ROBERT SIEGEL, host:
This is ALL THINGS CONSIDERED from NPR News. I'm Robert Siegel.
MICHELE NORRIS, host:
And I'm Michele Norris.
Now to Baghdad Saydeeya District, that sits on a Sunni-Shiite fault line along the city's southern edge and it has long been one of Baghdad's most violent areas.
The fight between Shiite and Sunni extremists forced many locals to flee. One hundred fifty thousand people once called Saydeeya home. Today, there are fewer than 50,000. As part of the U.S. troop surge, a company of 170 American soldiers moved in.
Saydeeya is now quieter, but as NPR's Anne Garrels reports, it's a fragile, uneasy calm, and one the Iraqi government has done little to encourage.
Captain BEN FIELDING (U.S. Army): Make sure you watch around the alleyways and the other areas out, because we got to (unintelligible) roads. You just got to watch the alleyways and everything for me because I can't see the Baghdad.
Unidentified Man #1: (Speaking in foreign language)
GARRELS: In his small patch of Baghdad, Captain Ben Fielding credits U.S.-sponsored local Sunni volunteers, now known as the Sons of Iraq, with taking on al-Qaida. And he says the district's new Iraqi army commander, Colonel Jaber, is evenhanded and a vast improvement over his predecessors who ran Shiite death squads.
Colonel Jaber is also a Shiite, but he calls the leader of the Sunni volunteer force an invaluable asset.
Colonel JABER (Commander, Iraq Army, Baghdad): I was thinking of them one of my leaders.
Unidentified Man #2: (Speaking in a foreign language).
Col. ALI NAIM JABER (Iraqi Army District Commander): Are you going to record this? You're going to record this fellow, you're going to get me detained.
(Soundbite of laughter)
GARRELS: Jaber's not entirely joking. His superiors in the Shiite-led government do not agree with his support for the Sunni volunteers. According to Captain Fielding, the government has repeatedly undermined them, as well as local efforts of reconciliation.
Capt. FIELDING: The government tried to get rid of them all and they hired their own.
GARRELS: The government is paying for its own competing Sons of Iraq force, manned by Shiites from outside Saydeeya. Fielding arrested one government hire for detonating a roadside bomb which severely injured two of his soldiers.
Fielding asked why, overwhelmingly, Sunni Saydeeya needs more Shiite forces when it already has predominantly Shiite army and police here.
Capt. FIELDING: You know, it has created animosity between both sects.
GARRELS: His efforts to balance the sectarian divide and get the Sunni Sons of Iraq incorporated into a proposed local police force have gone nowhere.
Capt. FIELDING: At least 428 names that we received back were none of the ones we recruited through our recruiting process in (unintelligible).

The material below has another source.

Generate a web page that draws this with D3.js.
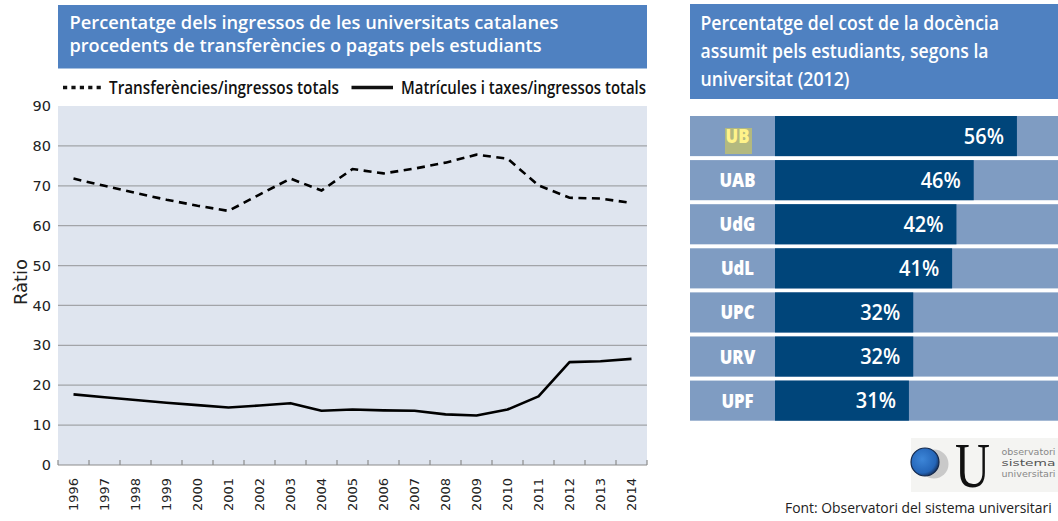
<!DOCTYPE html>
<html>
<head>
<meta charset="utf-8">
<script src="https://cdn.jsdelivr.net/npm/d3@7"></script>
<style>
  html, body { margin: 0; padding: 0; background: #ffffff; }
  svg { display: block; }
</style>
</head>
<body>
<script>
// ---------- DATA ----------
const years = ["1996","1997","1998","1999","2000","2001","2002","2003","2004","2005",
               "2006","2007","2008","2009","2010","2011","2012","2013","2014"];
const transferencies = [71.8, 70.0, 68.2, 66.5, 65.0, 63.7, 67.8, 71.8, 68.8, 74.2,
                        73.1, 74.3, 75.8, 77.8, 76.8, 70.1, 67.0, 66.8, 65.7];
const matricules = [17.7, 17.0, 16.3, 15.6, 15.0, 14.4, 14.9, 15.5, 13.6, 13.9,
                    13.7, 13.6, 12.7, 12.4, 13.9, 17.2, 25.8, 26.0, 26.6];
const yTicks = [0, 10, 20, 30, 40, 50, 60, 70, 80, 90];
const seriesNames = ["Transferències/ingressos totals", "Matrícules i taxes/ingressos totals"];

const universitats = ["UB","UAB","UdG","UdL","UPC","URV","UPF"];
const costPercent = [56, 46, 42, 41, 32, 32, 31];

const leftTitle = ["Percentatge dels ingressos de les universitats catalanes",
                   "procedents de transferències o pagats pels estudiants"];
const rightTitle = ["Percentatge del cost de la docència",
                    "assumit pels estudiants, segons la",
                    "universitat (2012)"];
const yLabel = "Ràtio";
const sourceText = "Font: Observatori del sistema universitari";
const logoWords = ["observatori", "sistema", "universitari"];

// ---------- SETUP ----------
const W = 1058, H = 521;
const svg = d3.select("body").append("svg").attr("width", W).attr("height", H);
const condFont = "'Open Sans', 'Noto Sans', sans-serif";
const axisFont = "'DejaVu Sans', Verdana, sans-serif";

function fitWidth(sel, w) {
  sel.attr("textLength", w).attr("lengthAdjust", "spacingAndGlyphs");
}
function condense(sel, f) {
  sel.each(function () {
    const l = this.getComputedTextLength();
    this.setAttribute("textLength", l * f);
    this.setAttribute("lengthAdjust", "spacingAndGlyphs");
  });
}

// ---------- LEFT CHART ----------
const L = { x0: 58, x1: 647, yTop: 106, yBot: 465 };

// title box
svg.append("rect").attr("x", 58).attr("y", 5).attr("width", 589).attr("height", 63.5)
  .attr("fill", "#4f81c1");
const ltw = [489, 472];
leftTitle.forEach((t, i) => {
  svg.append("text").attr("x", 69.5).attr("y", 28.5 + i * 23.5)
    .attr("font-family", condFont).attr("font-weight", 600).attr("font-size", 18.5)
    .attr("fill", "#ffffff").text(t).call(fitWidth, ltw[i]);
});

// legend
svg.append("line").attr("x1", 63).attr("x2", 104).attr("y1", 87.5).attr("y2", 87.5)
  .attr("stroke", "#111").attr("stroke-width", 3.4).attr("stroke-dasharray", "4.2,4.2");
svg.append("text").attr("x", 109).attr("y", 94).attr("font-family", condFont)
  .attr("font-weight", 600).attr("font-size", 17.5).attr("fill", "#111")
  .text(seriesNames[0]).call(fitWidth, 230);
svg.append("line").attr("x1", 351.5).attr("x2", 393).attr("y1", 87.5).attr("y2", 87.5)
  .attr("stroke", "#111").attr("stroke-width", 3.4);
svg.append("text").attr("x", 401).attr("y", 94).attr("font-family", condFont)
  .attr("font-weight", 600).attr("font-size", 17.5).attr("fill", "#111")
  .text(seriesNames[1]).call(fitWidth, 245);

// scales
const x = d3.scaleBand().domain(years).range([L.x0, L.x1]).padding(0);
const xc = d => x(d) + x.bandwidth() / 2;
const y = d3.scaleLinear().domain([0, 90]).range([L.yBot, L.yTop]);

// plot background
svg.append("rect").attr("x", L.x0).attr("y", L.yTop).attr("width", L.x1 - L.x0)
  .attr("height", L.yBot - L.yTop).attr("fill", "#dfe5ef");

// grid
svg.append("g").selectAll("line").data(yTicks.filter(v => v > 0 && v < 90)).join("line")
  .attr("x1", L.x0).attr("x2", L.x1).attr("y1", d => y(d)).attr("y2", d => y(d))
  .attr("stroke", "#a2a4a8").attr("stroke-width", 1.2);

// y axis
const yAxis = svg.append("g").attr("transform", `translate(${L.x0},0)`)
  .call(d3.axisLeft(y).tickValues(yTicks).tickSize(0).tickPadding(7));
yAxis.select(".domain").remove();
yAxis.selectAll("text").attr("font-family", axisFont).attr("font-size", 14.5).attr("fill", "#222");

// y label
svg.append("text").attr("transform", `translate(27,282) rotate(-90)`)
  .attr("text-anchor", "middle").attr("font-family", axisFont).attr("font-size", 18)
  .attr("fill", "#222").text(yLabel);

// x axis line + tick marks at band boundaries
svg.append("line").attr("x1", L.x0).attr("x2", L.x1).attr("y1", L.yBot).attr("y2", L.yBot)
  .attr("stroke", "#8c8c8c").attr("stroke-width", 1.2);
const boundaries = years.map(d => x(d)).concat([L.x1]);
svg.append("g").selectAll("line").data(boundaries).join("line")
  .attr("x1", d => d).attr("x2", d => d).attr("y1", L.yBot - 5).attr("y2", L.yBot)
  .attr("stroke", "#8c8c8c").attr("stroke-width", 1.2);

// x labels
const xAxis = svg.append("g").attr("transform", `translate(0,${L.yBot})`)
  .call(d3.axisBottom(x).tickSize(0).tickPadding(0));
xAxis.select(".domain").remove();
xAxis.selectAll("text")
  .attr("font-family", axisFont).attr("font-size", 13).attr("fill", "#222")
  .attr("text-anchor", "end").attr("dy", null)
  .attr("transform", "translate(4.8,13) rotate(-90)").attr("x", 0).attr("y", 0);

// lines
const lineGen = d3.line().x((d, i) => xc(years[i])).y(d => y(d));
svg.append("path").datum(transferencies).attr("d", lineGen).attr("fill", "none")
  .attr("stroke", "#000").attr("stroke-width", 2.6).attr("stroke-dasharray", "8,5.5");
svg.append("path").datum(matricules).attr("d", lineGen).attr("fill", "none")
  .attr("stroke", "#000").attr("stroke-width", 2.6).attr("stroke-linejoin", "round");

// ---------- RIGHT CHART ----------
svg.append("rect").attr("x", 690).attr("y", 4).attr("width", W - 690).attr("height", 95)
  .attr("fill", "#4f81c1");
const rtw = [298.5, 288, 149];
rightTitle.forEach((t, i) => {
  svg.append("text").attr("x", 700.5).attr("y", 29.5 + i * 28)
    .attr("font-family", condFont).attr("font-weight", 600).attr("font-size", 19.5)
    .attr("fill", "#ffffff").text(t).call(fitWidth, rtw[i]);
});

const yb = d3.scaleBand().domain(universitats).range([116, 420.7]).paddingInner(0.09).paddingOuter(0);
const xb = d3.scaleLinear().domain([0, 100]).range([775, 775 + 432]);

const rows = svg.append("g").selectAll("g").data(universitats).join("g")
  .attr("transform", d => `translate(0,${yb(d)})`);
rows.append("rect").attr("x", 690).attr("y", 0).attr("width", W - 690)
  .attr("height", yb.bandwidth()).attr("fill", "#7f9cc2");
rows.append("rect").attr("x", xb(0)).attr("y", 0)
  .attr("width", (d, i) => xb(costPercent[i]) - xb(0))
  .attr("height", yb.bandwidth()).attr("fill", "#00457a");

// UB highlight
rows.filter(d => d === "UB").append("rect").attr("x", 725).attr("y", 12)
  .attr("width", 27).attr("height", 26).attr("fill", "#b3b97f");

rows.append("text").attr("x", 737.5).attr("y", yb.bandwidth() / 2 + 7)
  .attr("text-anchor", "middle").attr("font-family", condFont).attr("font-weight", 800)
  .attr("font-size", 19).attr("fill", d => d === "UB" ? "#fff38a" : "#ffffff")
  .text(d => d).call(condense, 0.88);

rows.append("text").attr("x", (d, i) => xb(costPercent[i]) - 13)
  .attr("y", yb.bandwidth() / 2 + 7.5)
  .attr("text-anchor", "end").attr("font-family", condFont).attr("font-weight", 600)
  .attr("font-size", 21).attr("fill", "#ffffff")
  .text((d, i) => costPercent[i] + "%").call(condense, 0.95);

// ---------- LOGO ----------
const logo = svg.append("g");
logo.append("rect").attr("x", 911).attr("y", 438).attr("width", W - 911).attr("height", 54)
  .attr("fill", "#f4f4f2");
logo.append("circle").attr("cx", 934).attr("cy", 464).attr("r", 14.5).attr("fill", "#c9c9c9");
const grad = svg.append("defs").append("radialGradient").attr("id", "bl")
  .attr("cx", "40%").attr("cy", "40%").attr("r", "65%");
grad.append("stop").attr("offset", "0%").attr("stop-color", "#3d86d8");
grad.append("stop").attr("offset", "75%").attr("stop-color", "#2465b8");
grad.append("stop").attr("offset", "100%").attr("stop-color", "#132c55");
logo.append("circle").attr("cx", 925).attr("cy", 462).attr("r", 14).attr("fill", "url(#bl)")
  .attr("stroke", "#14284a").attr("stroke-width", 1.2);
logo.append("text").attr("x", 955).attr("y", 487).attr("font-family", "'Liberation Serif', serif")
  .attr("font-size", 64).attr("fill", "#111").text("U").call(fitWidth, 35);
logoWords.forEach((w, i) => {
  logo.append("text").attr("x", 1001.5).attr("y", 455 + i * 11)
    .attr("font-family", "'DejaVu Sans', sans-serif").attr("font-size", 8.5)
    .attr("fill", i === 1 ? "#555" : "#888").text(w).call(fitWidth, 54);
});

// source (scaled horizontally through a transform so its box stays inside the page)
const srcG = svg.append("g");
const src = srcG.append("text").attr("x", 0).attr("y", 0).attr("font-family", condFont)
  .attr("font-size", 15).attr("fill", "#222").text(sourceText);
const srcLen = src.node().getComputedTextLength();
srcG.attr("transform", `translate(785,512.5) scale(${267 / srcLen},1)`);
</script>
</body>
</html>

GARRELS: To keep the lid on Saydeeya, U.S. forces have walled-in the entire area. There are only two access points. Al-Qaida is no longer a major problem here, but Fielding says Shiite militias can still threaten the tenuous peace.
Capt. FIELDING: You know the Iraqi army, in a lot of cases, their leadership is very neutral, but the soldiers are more Shia-Sunni from (unintelligible). So sometimes that creates a problem where they'd let in some concerns.

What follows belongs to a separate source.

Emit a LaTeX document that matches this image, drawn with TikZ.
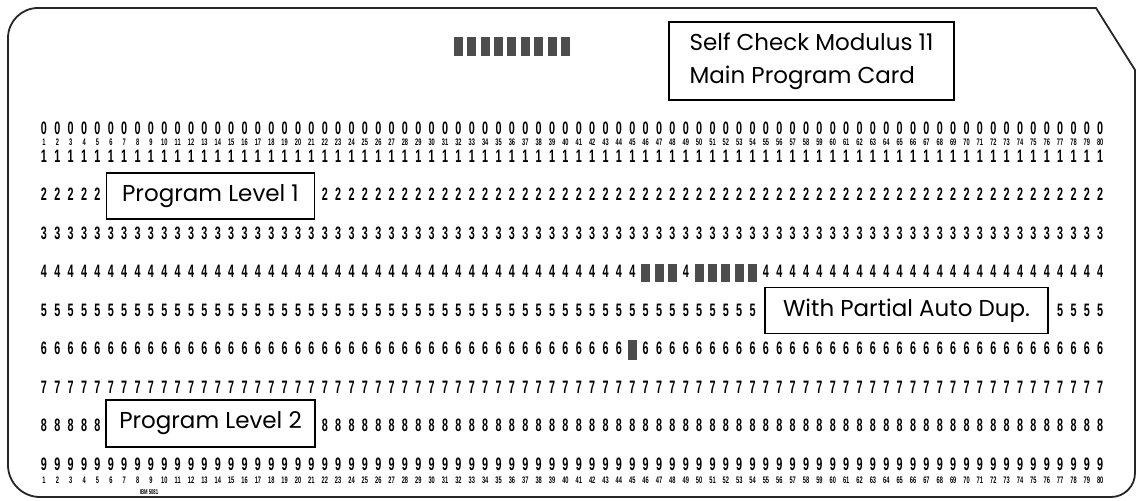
\documentclass[tikz,border=0pt]{standalone}
\usepackage{fontspec}
\newfontfamily\cardfont[FakeStretch=0.6]{Liberation Sans}
\newfontfamily\labelfont{Poppins}
\usetikzlibrary{positioning}

\begin{document}
\begin{tikzpicture}[x=1pt, y=-1pt,
    digit/.style={font=\cardfont\bfseries\fontsize{18}{18}\selectfont, inner sep=0pt},
    colnum/.style={font=\cardfont\bfseries\fontsize{9.5}{9.5}\selectfont, inner sep=0pt},
    hole/.style={fill=black!70, minimum width=9pt, minimum height=19pt, inner sep=0pt},
    tag/.style={draw, line width=1.6pt, fill=white, font=\labelfont\fontsize{23}{33}\selectfont, inner sep=0pt}
]
\useasboundingbox (0,0) rectangle (1139,500);

% card outline with the cut corner
\draw[line width=1.8pt, black!85] (8,250) [rounded corners=30pt] -- (8,8) [sharp corners] -- (1096,8)
    -- (1135,70) [rounded corners=24pt] -- (1135,497) [rounded corners=32pt] -- (8,497) -- cycle;

% printed digits, rows 0 to 9 (none under the labels and punches)
\foreach \r/\yy in {0/128,1/156,2/194.5,3/233,4/271.5,5/310,6/348.5,7/387,8/425.5,9/464}
  \foreach \c in {1,...,80} {
    \pgfmathtruncatemacro\hide{((\r==2 || \r==8) && \c>=6 && \c<=21) || (\r==5 && \c>=55 && \c<=76)
      || (\r==4 && \c>=46 && \c<=54 && \c!=49) || (\r==6 && \c==45)}
    \ifnum\hide=0
      \node[digit] (d\r-\c) at ({44+(\c-1)*13.37},\yy) {\r};
    \fi
  }

% column numbers
\foreach \c in {1,...,80} {
  \node[colnum] (top-\c) at ({44+(\c-1)*13.37},142) {\c};
  \node[colnum] (bot-\c) at ({44+(\c-1)*13.37},480) {\c};
}
\node[font=\cardfont\bfseries\fontsize{7}{7}\selectfont, inner sep=0pt] (formno) at (149,492) {IBM 5081};

% punches
\foreach \c in {32,...,40}
  \node[hole] (h12-\c) at ({44+(\c-1)*13.37},47) {};
\foreach \c in {46,47,48,50,51,52,53,54}
  \node[hole, minimum height=18pt] (h4-\c) at ({44+(\c-1)*13.37},273) {};
\node[hole, minimum height=20pt] (h6-45) at ({44+44*13.37},350) {};

% labels pasted on the card
\node[tag, minimum width=285pt, minimum height=78pt, align=left] (selfcheck) at (811.5,61)
  {Self Check Modulus 11\\Main Program Card};
\node[tag, minimum width=208pt, minimum height=46pt] (level1) at (210.5,196) {Program Level 1};
\node[tag, minimum width=283pt, minimum height=46pt] (autodup) at (906.5,310.5) {With Partial Auto Dup.};
\node[tag, minimum width=209pt, minimum height=47pt] (level2) at (210.5,423.5) {Program Level 2};
\end{tikzpicture}
\end{document}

Unidentified Man #3: (Speaking in a Foreign Language)
GARRELS: A recent street festival to promote reconciliation here was tense. Sunni officials sat on one side, Shiites on the other.
(Soundbite of siren blaring)
GARRELS: There were more bodyguards than there were guests. Fearing violence, few residents turned up. A roadside bomb in the nearby side street was found by the Sunni volunteers, luckily, before it could explode.

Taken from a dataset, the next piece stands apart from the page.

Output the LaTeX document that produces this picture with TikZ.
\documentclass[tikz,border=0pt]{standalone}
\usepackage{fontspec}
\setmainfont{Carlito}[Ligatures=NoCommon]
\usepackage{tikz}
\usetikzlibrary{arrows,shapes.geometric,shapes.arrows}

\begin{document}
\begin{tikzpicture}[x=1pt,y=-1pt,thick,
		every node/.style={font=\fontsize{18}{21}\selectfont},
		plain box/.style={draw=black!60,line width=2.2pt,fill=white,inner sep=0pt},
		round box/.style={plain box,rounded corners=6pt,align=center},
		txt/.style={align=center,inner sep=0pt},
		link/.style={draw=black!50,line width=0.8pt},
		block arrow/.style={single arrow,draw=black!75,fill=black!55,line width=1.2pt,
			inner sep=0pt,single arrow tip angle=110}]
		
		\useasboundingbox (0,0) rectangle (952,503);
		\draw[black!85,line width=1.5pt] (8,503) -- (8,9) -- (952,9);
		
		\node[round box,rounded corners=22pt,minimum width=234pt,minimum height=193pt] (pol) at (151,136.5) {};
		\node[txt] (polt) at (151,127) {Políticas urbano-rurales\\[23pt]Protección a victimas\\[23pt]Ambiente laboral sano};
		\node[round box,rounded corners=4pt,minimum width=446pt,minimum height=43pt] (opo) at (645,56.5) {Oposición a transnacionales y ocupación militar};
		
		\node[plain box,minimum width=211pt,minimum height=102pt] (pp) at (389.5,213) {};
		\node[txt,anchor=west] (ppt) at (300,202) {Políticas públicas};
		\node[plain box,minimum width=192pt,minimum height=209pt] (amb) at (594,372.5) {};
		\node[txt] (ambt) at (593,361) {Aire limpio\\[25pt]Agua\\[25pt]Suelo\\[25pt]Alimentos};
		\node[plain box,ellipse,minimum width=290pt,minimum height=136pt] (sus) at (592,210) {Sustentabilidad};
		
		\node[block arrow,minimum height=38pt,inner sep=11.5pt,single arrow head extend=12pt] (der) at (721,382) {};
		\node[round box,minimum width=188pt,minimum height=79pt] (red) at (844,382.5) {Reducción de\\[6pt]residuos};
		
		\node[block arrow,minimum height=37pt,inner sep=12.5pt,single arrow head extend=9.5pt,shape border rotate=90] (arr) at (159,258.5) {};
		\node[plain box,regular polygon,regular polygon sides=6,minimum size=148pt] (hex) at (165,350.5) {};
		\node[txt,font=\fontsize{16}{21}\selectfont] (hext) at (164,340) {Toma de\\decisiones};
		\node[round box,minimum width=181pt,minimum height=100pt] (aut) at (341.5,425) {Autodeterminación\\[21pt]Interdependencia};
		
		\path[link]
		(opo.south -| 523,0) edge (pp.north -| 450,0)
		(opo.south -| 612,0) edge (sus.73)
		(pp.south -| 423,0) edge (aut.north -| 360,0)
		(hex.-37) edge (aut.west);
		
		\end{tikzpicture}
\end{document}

For all of the talk of reconciliation, including a much publicized return of families who fled, Captain Fielding says no more than 200 have actually moved back in recent months.
And once again, he says the government has undermined the process. A local support council brokered by the Americans and split equally between Sunnis and Shiites vetted all those wishing to return. But at the last minute, the government tried to introduce more than a hundred Shiite families who weren't from the area.
Capt. FIELDING: We couldn't verify 104 of those names. A hundred and four of those names essentially have not come from Saydeeya. We told them that that would probably set off, you know, some violence if you did that, and they shouldn't be allowed to do that.
(Soundbite of a Humvee passing)
GARRELS: In Saydeeya's Sunni neighborhoods, Fielding's Humvee struggles through a vast lake of raw sewage. Despite repeated requests, no government workers have been sent here.
But municipal workers are busy elsewhere in what had been a Sunni area. They're now building a housing complex for officials from the government.
Capt. FIELDING: That's why, you know, that's why I wanted to show you that they can put in and they can build this.
GARRELS: As his voice drops off, Fielding's frustration is clear. He sees this as another example of the government undercutting his efforts to build trust. He feels like he's fighting a rearguard action to change the demographics in this strategically positioned community.